The request:
Reproduce the listing below exactly, minus its pictures.

Data excerpt:
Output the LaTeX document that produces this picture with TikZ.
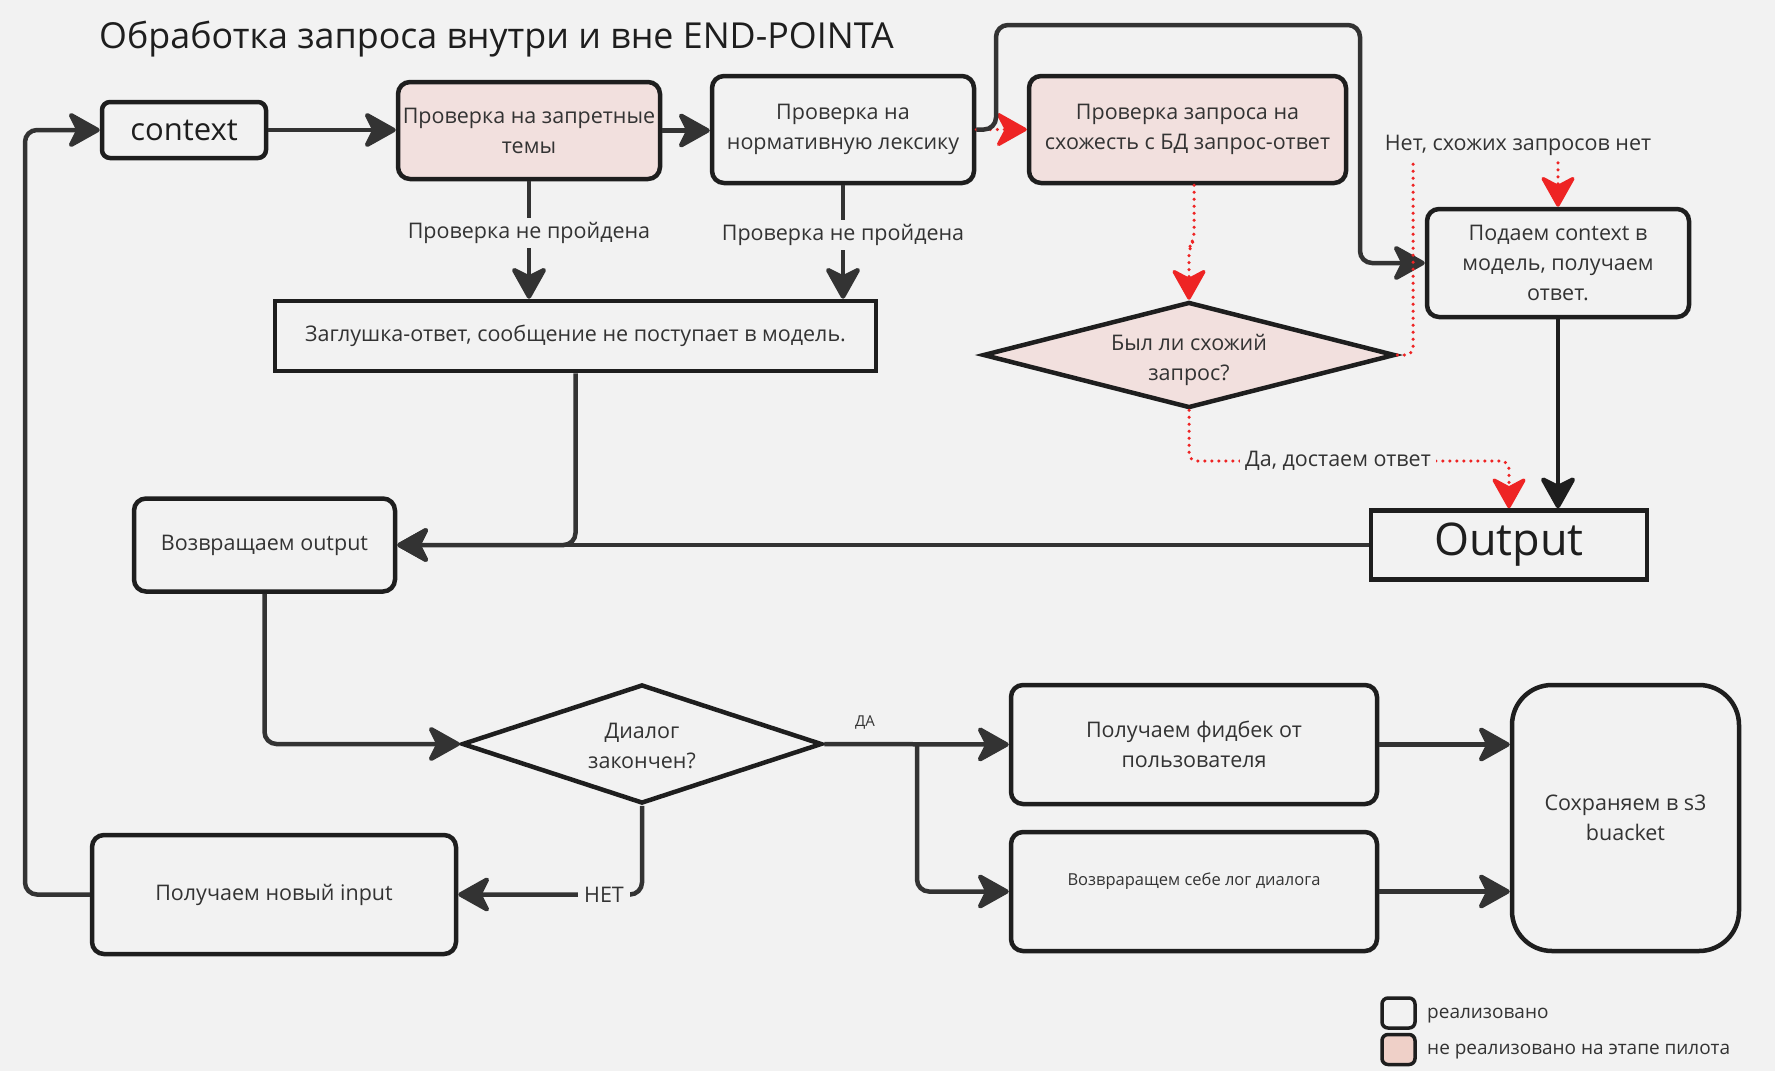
\documentclass[tikz,border=0pt]{standalone}
\usepackage{fontspec}
\setmainfont{Open Sans}
\usetikzlibrary{arrows.meta,shapes.geometric}
\definecolor{bgc}{HTML}{F2F2F2}
\definecolor{ink}{HTML}{1E1E1E}
\definecolor{linec}{HTML}{333333}
\definecolor{txt}{HTML}{333333}
\definecolor{pinkc}{HTML}{F2E0DE}
\definecolor{pinkl}{HTML}{EFD0C8}
\definecolor{redc}{HTML}{EE2424}
\tikzset{
  tipk/.tip={Stealth[length=36pt,width=40pt,inset=10pt,round]},
  tipr/.tip={Stealth[length=34pt,width=38pt,inset=10pt,round]},
  box/.style={draw=ink, line width=4.5pt, rounded corners=12pt, fill=bgc, align=center,
    text=txt, font=\fontsize{21.5}{30}\selectfont, inner sep=0pt},
  pbox/.style={box, fill=pinkc},
  sqbox/.style={box, rounded corners=0pt},
  dia/.style={draw=ink, line width=4.5pt, diamond, aspect=3.5, inner sep=0pt, fill=bgc},
  lbl/.style={fill=bgc, text=txt, font=\fontsize{21.5}{26}\selectfont, inner sep=4pt},
  conn/.style={draw=linec, line width=4.5pt, rounded corners=12pt, -tipk},
  rconn/.style={draw=redc, line width=3.5pt, line cap=round, dash pattern=on 0pt off 7pt,
    rounded corners=8pt, -tipr},
}
\begin{document}
\begin{tikzpicture}[x=1pt,y=-1pt]
\fill[bgc] (0,0) rectangle (1775,1071);
\useasboundingbox (0,0) rectangle (1775,1071);

% title
\node[anchor=west, text=ink, font=\fontsize{35.8}{40}\selectfont, inner sep=0pt] (title) at (99,39.5) {Обработка запроса внутри и вне END-POINTA};

% nodes
\node[box, rounded corners=8pt, minimum width=164pt, minimum height=56pt, font=\fontsize{31}{36}\selectfont, text=ink] (ctx) at (184,130) {context};
\node[pbox, minimum width=262pt, minimum height=97pt] (zap) at (529,130.5) {Проверка на запретные\\темы};
\node[box, minimum width=262pt, minimum height=107pt] (norm) at (843,129.5) {Проверка на\\нормативную лексику};
\node[pbox, minimum width=317pt, minimum height=107pt] (sim) at (1187.5,129.5) {Проверка запроса на\\схожесть с БД запрос-ответ};
\node[box, minimum width=262pt, minimum height=108pt] (pod) at (1558,263) {Подаем context в\\модель, получаем\\ответ.};
\node[dia, fill=pinkc, minimum width=412pt, minimum height=106pt] (d1) at (1189,355) {};
\node[text=txt, align=center, font=\fontsize{21.5}{30}\selectfont, inner sep=0pt] (d1t) at (1189,360) {Был ли схожий\\запрос?};
\node[sqbox, minimum width=601pt, minimum height=70pt] (stub) at (575.5,336) {Заглушка-ответ, сообщение не поступает в модель.};
\node[box, minimum width=261pt, minimum height=93pt] (ret) at (264.5,545) {Возвращаем output};
\node[sqbox, minimum width=276pt, minimum height=69pt, font=\fontsize{45}{50}\selectfont, text=ink] (out) at (1509,545) {Output};
\node[dia, minimum width=360pt, minimum height=119pt] (d2) at (642,744) {};
\node[text=txt, align=center, font=\fontsize{21.5}{30}\selectfont, inner sep=0pt] (d2t) at (642,746) {Диалог\\закончен?};
\node[box, minimum width=364pt, minimum height=119pt] (newin) at (274,894.5) {Получаем новый input};
\node[box, minimum width=366pt, minimum height=119pt] (fb) at (1194,744.5) {Получаем фидбек от\\пользователя};
\node[box, minimum width=366pt, minimum height=119pt] (log) at (1194,891.5) {};
\node[text=txt, font=\fontsize{16.5}{20}\selectfont, inner sep=0pt] (logt) at (1194,881.5) {Возвраращем себе лог диалога};
\node[box, rounded corners=40pt, minimum width=227pt, minimum height=266pt] (s3) at (1625.5,818) {Сохраняем в s3\\buacket};

% legend
\node[box, rounded corners=6pt, line width=3.5pt, minimum width=33pt, minimum height=30pt] (lg1) at (1398.5,1013) {};
\node[box, rounded corners=6pt, line width=3.5pt, fill=pinkl, minimum width=33pt, minimum height=30pt] (lg2) at (1398.5,1049.5) {};
\node[anchor=west, text=txt, font=\fontsize{19}{22}\selectfont, inner sep=0pt] (lg1t) at (1427,1016) {реализовано};
\node[anchor=west, text=txt, font=\fontsize{19}{22}\selectfont, inner sep=0pt] (lg2t) at (1427,1052) {не реализовано на этапе пилота};

% coordinates
\coordinate (loopx) at (25,0);
\coordinate (topy) at (0,25);
\coordinate (topx) at (1360,0);
\coordinate (normout) at (996,0);
\coordinate (branch) at (917,0);

% red connector under black
\draw[rconn] (norm.east) -- (sim.west);

% black connectors
\draw[conn] (newin.west) -- (newin.west -| loopx) -- (ctx.west -| loopx) -- (ctx.west);
\draw[conn] (ctx.east) -- (ctx.east -| zap.west);
\draw[conn] (zap.east) -- (zap.east -| norm.west);
\draw[conn] (norm.east) -- (norm.east -| normout) -- (normout |- topy) -- (topx |- topy) -- (topx |- pod.west) -- (pod.west);
\draw[conn] (zap.south) -- (zap.south |- stub.north);
\node[lbl] (zapl) at (529,233) {Проверка не пройдена};
\draw[conn] (norm.south) -- (norm.south |- stub.north);
\node[lbl] (norml) at (843,235) {Проверка не пройдена};
\draw[conn] (stub.south) -- (stub.south |- ret.east) -- (ret.east);
\draw[conn] (out.west) -- (ret.east);
\draw[conn, draw=ink, -{Stealth[length=36pt,width=40pt,inset=10pt,round,color=ink]}] (pod.south) -- (pod.south |- out.north);
\draw[conn] (ret.south) -- (ret.south |- d2.west) -- (d2.west);
\draw[conn] (d2.east) -- (fb.west);
\draw[conn] (branch |- d2.east) -- (branch |- log.west) -- (log.west);
\node[text=txt, font=\fontsize{15}{18}\selectfont, inner sep=0pt] (dal) at (865,723) {ДА};
\draw[conn] (d2.south) -- (d2.south |- newin.east) -- (newin.east);
\node[lbl, inner sep=6pt] (netl) at (604,895) {НЕТ};
\draw[conn] (fb.east) -- (fb.east -| s3.west);
\draw[conn] (log.east) -- (log.east -| s3.west);

% red connectors
\coordinate (j1) at (1194,240);
\coordinate (j2) at (1189,248);
\draw[rconn] (sim.south -| j1) -- (j1) -- (j2) -- (d1.north);
\coordinate (r1) at (1413,145);
\draw[rconn] (d1.east) -- (d1.east -| r1) -- (r1) -- (pod.north |- r1) -- (pod.north);
\node[lbl, inner sep=5pt] (nol) at (1518,145) {Нет, схожих запросов нет};
\coordinate (r2) at (0,461);
\draw[rconn] (d1.south) -- (d1.south |- r2) -- (out.north |- r2) -- (out.north);
\node[lbl, inner sep=5pt] (yesl) at (1338,461) {Да, достаем ответ};
\end{tikzpicture}
\end{document}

Task answer:
Output the LaTeX document that produces this picture with TikZ.
\documentclass[tikz,border=0pt]{standalone}
\usepackage{fontspec}
\setmainfont{Open Sans}
\usetikzlibrary{arrows.meta,shapes.geometric}
\definecolor{bgc}{HTML}{F2F2F2}
\definecolor{ink}{HTML}{1E1E1E}
\definecolor{linec}{HTML}{333333}
\definecolor{txt}{HTML}{333333}
\definecolor{pinkc}{HTML}{F2E0DE}
\definecolor{pinkl}{HTML}{EFD0C8}
\definecolor{redc}{HTML}{EE2424}
\tikzset{
  tipk/.tip={Stealth[length=36pt,width=40pt,inset=10pt,round]},
  tipr/.tip={Stealth[length=34pt,width=38pt,inset=10pt,round]},
  box/.style={draw=ink, line width=4.5pt, rounded corners=12pt, fill=bgc, align=center,
    text=txt, font=\fontsize{21.5}{30}\selectfont, inner sep=0pt},
  pbox/.style={box, fill=pinkc},
  sqbox/.style={box, rounded corners=0pt},
  dia/.style={draw=ink, line width=4.5pt, diamond, aspect=3.5, inner sep=0pt, fill=bgc},
  lbl/.style={fill=bgc, text=txt, font=\fontsize{21.5}{26}\selectfont, inner sep=4pt},
  conn/.style={draw=linec, line width=4.5pt, rounded corners=12pt, -tipk},
  rconn/.style={draw=redc, line width=3.5pt, line cap=round, dash pattern=on 0pt off 7pt,
    rounded corners=8pt, -tipr},
}
\begin{document}
\begin{tikzpicture}[x=1pt,y=-1pt]
\fill[bgc] (0,0) rectangle (1775,1071);
\useasboundingbox (0,0) rectangle (1775,1071);

% title
\node[anchor=west, text=ink, font=\fontsize{35.8}{40}\selectfont, inner sep=0pt] (title) at (99,39.5) {Обработка запроса внутри и вне END-POINTA};

% nodes
\node[box, rounded corners=8pt, minimum width=164pt, minimum height=56pt, font=\fontsize{31}{36}\selectfont, text=ink] (ctx) at (184,130) {context};
\node[pbox, minimum width=262pt, minimum height=97pt] (zap) at (529,130.5) {Проверка на запретные\\темы};
\node[box, minimum width=262pt, minimum height=107pt] (norm) at (843,129.5) {Проверка на\\нормативную лексику};
\node[pbox, minimum width=317pt, minimum height=107pt] (sim) at (1187.5,129.5) {Проверка запроса на\\схожесть с БД запрос-ответ};
\node[box, minimum width=262pt, minimum height=108pt] (pod) at (1558,263) {Подаем context в\\модель, получаем\\ответ.};
\node[dia, fill=pinkc, minimum width=412pt, minimum height=106pt] (d1) at (1189,355) {};
\node[text=txt, align=center, font=\fontsize{21.5}{30}\selectfont, inner sep=0pt] (d1t) at (1189,360) {Был ли схожий\\запрос?};
\node[sqbox, minimum width=601pt, minimum height=70pt] (stub) at (575.5,336) {Заглушка-ответ, сообщение не поступает в модель.};
\node[box, minimum width=261pt, minimum height=93pt] (ret) at (264.5,545) {Возвращаем output};
\node[sqbox, minimum width=276pt, minimum height=69pt, font=\fontsize{45}{50}\selectfont, text=ink] (out) at (1509,545) {Output};
\node[dia, minimum width=360pt, minimum height=119pt] (d2) at (642,744) {};
\node[text=txt, align=center, font=\fontsize{21.5}{30}\selectfont, inner sep=0pt] (d2t) at (642,746) {Диалог\\закончен?};
\node[box, minimum width=364pt, minimum height=119pt] (newin) at (274,894.5) {Получаем новый input};
\node[box, minimum width=366pt, minimum height=119pt] (fb) at (1194,744.5) {Получаем фидбек от\\пользователя};
\node[box, minimum width=366pt, minimum height=119pt] (log) at (1194,891.5) {};
\node[text=txt, font=\fontsize{16.5}{20}\selectfont, inner sep=0pt] (logt) at (1194,881.5) {Возвраращем себе лог диалога};
\node[box, rounded corners=40pt, minimum width=227pt, minimum height=266pt] (s3) at (1625.5,818) {Сохраняем в s3\\buacket};

% legend
\node[box, rounded corners=6pt, line width=3.5pt, minimum width=33pt, minimum height=30pt] (lg1) at (1398.5,1013) {};
\node[box, rounded corners=6pt, line width=3.5pt, fill=pinkl, minimum width=33pt, minimum height=30pt] (lg2) at (1398.5,1049.5) {};
\node[anchor=west, text=txt, font=\fontsize{19}{22}\selectfont, inner sep=0pt] (lg1t) at (1427,1016) {реализовано};
\node[anchor=west, text=txt, font=\fontsize{19}{22}\selectfont, inner sep=0pt] (lg2t) at (1427,1052) {не реализовано на этапе пилота};

% coordinates
\coordinate (loopx) at (25,0);
\coordinate (topy) at (0,25);
\coordinate (topx) at (1360,0);
\coordinate (normout) at (996,0);
\coordinate (branch) at (917,0);

% red connector under black
\draw[rconn] (norm.east) -- (sim.west);

% black connectors
\draw[conn] (newin.west) -- (newin.west -| loopx) -- (ctx.west -| loopx) -- (ctx.west);
\draw[conn] (ctx.east) -- (ctx.east -| zap.west);
\draw[conn] (zap.east) -- (zap.east -| norm.west);
\draw[conn] (norm.east) -- (norm.east -| normout) -- (normout |- topy) -- (topx |- topy) -- (topx |- pod.west) -- (pod.west);
\draw[conn] (zap.south) -- (zap.south |- stub.north);
\node[lbl] (zapl) at (529,233) {Проверка не пройдена};
\draw[conn] (norm.south) -- (norm.south |- stub.north);
\node[lbl] (norml) at (843,235) {Проверка не пройдена};
\draw[conn] (stub.south) -- (stub.south |- ret.east) -- (ret.east);
\draw[conn] (out.west) -- (ret.east);
\draw[conn, draw=ink, -{Stealth[length=36pt,width=40pt,inset=10pt,round,color=ink]}] (pod.south) -- (pod.south |- out.north);
\draw[conn] (ret.south) -- (ret.south |- d2.west) -- (d2.west);
\draw[conn] (d2.east) -- (fb.west);
\draw[conn] (branch |- d2.east) -- (branch |- log.west) -- (log.west);
\node[text=txt, font=\fontsize{15}{18}\selectfont, inner sep=0pt] (dal) at (865,723) {ДА};
\draw[conn] (d2.south) -- (d2.south |- newin.east) -- (newin.east);
\node[lbl, inner sep=6pt] (netl) at (604,895) {НЕТ};
\draw[conn] (fb.east) -- (fb.east -| s3.west);
\draw[conn] (log.east) -- (log.east -| s3.west);

% red connectors
\coordinate (j1) at (1194,240);
\coordinate (j2) at (1189,248);
\draw[rconn] (sim.south -| j1) -- (j1) -- (j2) -- (d1.north);
\coordinate (r1) at (1413,145);
\draw[rconn] (d1.east) -- (d1.east -| r1) -- (r1) -- (pod.north |- r1) -- (pod.north);
\node[lbl, inner sep=5pt] (nol) at (1518,145) {Нет, схожих запросов нет};
\coordinate (r2) at (0,461);
\draw[rconn] (d1.south) -- (d1.south |- r2) -- (out.north |- r2) -- (out.north);
\node[lbl, inner sep=5pt] (yesl) at (1338,461) {Да, достаем ответ};
\end{tikzpicture}
\end{document}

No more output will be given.